The thoughts and feelings of a lapsed catholic and a disillusioned liberal. Yes I can.
Tuesday, July 9, 2013
Building a better heaven...
I was skyping with a dear friend the other day and she asked me what my vision of heaven would look like. Interesting question indeed. My utopia would look like any one of my favorite theaters. The walls would be lined with film posters from all the eras of film. It would be a place where time would stand still and time wouldn’t be as fleeting. To know me is to know that me being in an Eden full of cinema is not that big of a stretch. To me, being in a cinema with time on my hands is akin to “heaven.” To me, seeing the poster boards for all the upcoming releases relegates me to being a kid on Christmas morning again. But my Eden isn’t only about films. For me, my Eden has a bit more simplistic in nature. It’s the glow of the outfield grass at Wrigley as night settles down upon it. It’s riding in a car with the woman I was madly in love with down I 90 and watching her sleep as we officially left Chicago behind. It’s the thrill of seeing a new city for the first time in ages, of getting to know the names of streets in a big wide unexplored space. It’s watching a dear friend blossom into everything I knew she could be and watching her settle rather nicely into the skin she was meant to be in.
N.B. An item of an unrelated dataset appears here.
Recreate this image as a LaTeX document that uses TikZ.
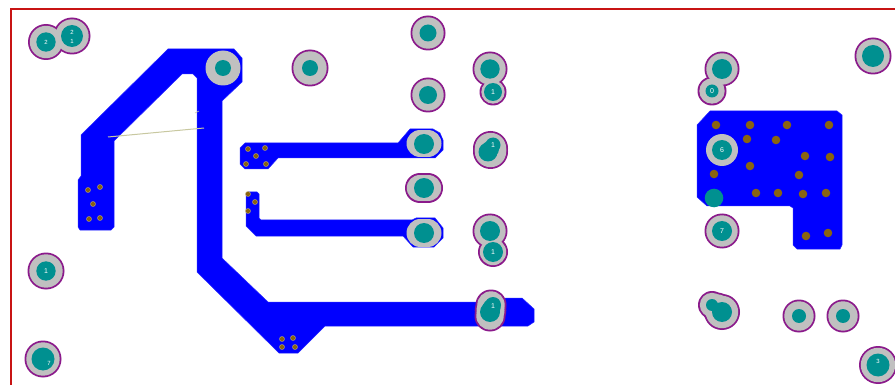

Shut up Jules, I know I’m being corny. Moving on. My heaven, if I could recreate it would be the moment where I knew that I was in love; when I knew that I wanted to be with this particular woman and that nothing else mattered. It just so happened that this moment occurred at Wrigley Field. It was a night game and as day became night, the outfield grass seemed to illuminate and pop somehow. And all I could think of, as I watched this beautiful woman sitting next to me was….. For the love of god please don’t screw this up somehow. I know, you’re confusing heaven and sentimentality you’re saying. Maybe, but for an old misanthrope like me there’s nothing like having the pleasure of loving someone you have no earthly business being with. There’s nothing more perfect or utopian, if you will, then feeling like the world has been shrunk to its most comfortable point; that everything, in that space of time, seems to make perfect sense. Oh Catherine, what I wouldn’t give for one of those stupid arguments we usually had about compliments and the merits of them. What I wouldn’t give to hear your voice or to hear you laugh one more time.